In questo articolo verranno approfondite la situazione e le tendenze del mercato mondiale del vino sfuso e credo sia utile ricordare un’ovvietà che però
viene spesso dimenticata: per il consumatore finale il vino sfuso non esiste. Il
vino commercializzato sfuso tra gli operatori del settore vitivinicolo cioè è destinato a essere confezionato in bottiglie, bag in box,
fusti, ecc. per arrivare al consumo (la quantità di vino acquistato “sfuso” dal consumatore utilizzando proprie bottiglie è un volume marginale, in
declino e limitato localmente a determinate aree geografiche). L’implicazione di questa considerazione è che gli scambi di vino sfuso non devono
necessariamente riguardare vini standardizzati e “anonimi”. Dipende dal mercato e dalla clientela a cui ci si rivolge.
L’altra osservazione che riguarda il vino europeo in generale e quello italiano in particolare la esplicita Francesco Broz, Direttore
Commerciale Vino Sfuso di Collis Wine Group. “Il mercato del vino sfuso DOP e IGP a valore è in un certo qual modo chiuso all’interno dei confini
nazionali, regionali o provinciali a seconda dei vincoli legislativi stabiliti dai disciplinari riguardo alla possibilità di imbottigliamento fuori
dalla zona di produzione.
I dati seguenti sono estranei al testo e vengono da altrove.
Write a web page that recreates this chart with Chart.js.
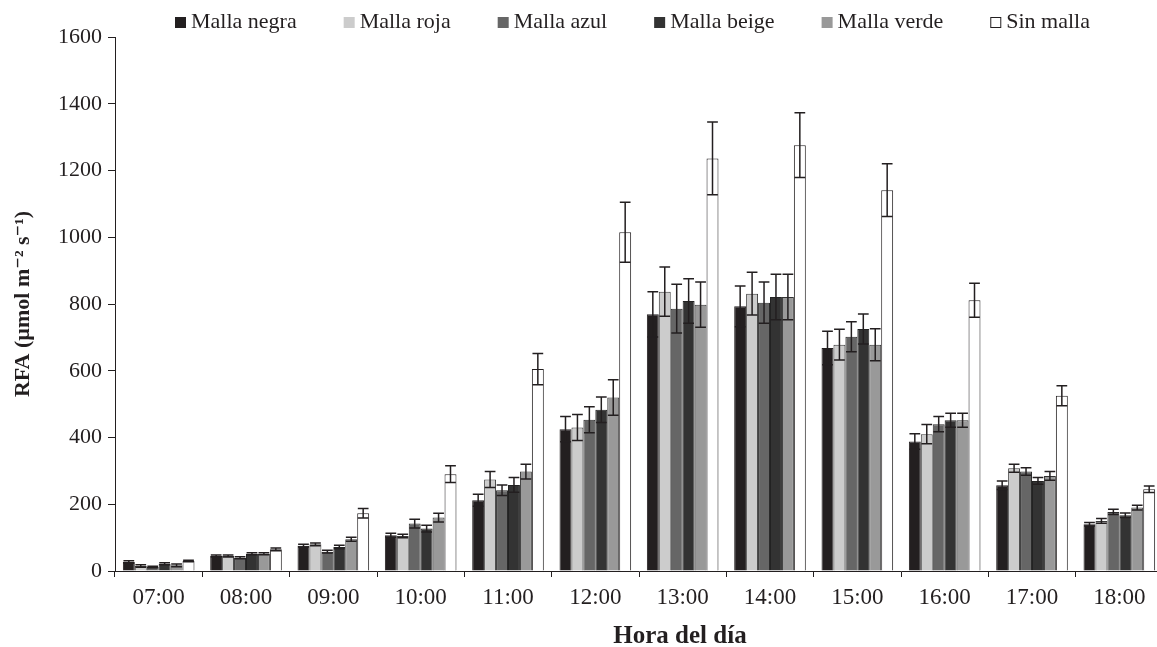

Anche il quadro ampelografico nazionale ha nel tempo seguito questa tendenza.” “Il vino italiano” – prosegue Broz - “può
presentarsi sfuso sui mercati internazionali per lo più attraverso i vini varietali e i vini da tavola.” In altre parole, la valorizzazione dei vini
italiani con maggior qualità e tipicità attraverso l’imbottigliamento è sia una scelta delle cantine che una “necessità” creata dalla normativa.
Situazione questa che invece non si presenta per i vini prodotti nel Nuovo Mondo, dove l’origine di un vino è più un dato di fatto che di diritto.
L’effetto di queste due circostanze si riflette nel quadro del commercio nazionale e mondiale di vino sfuso.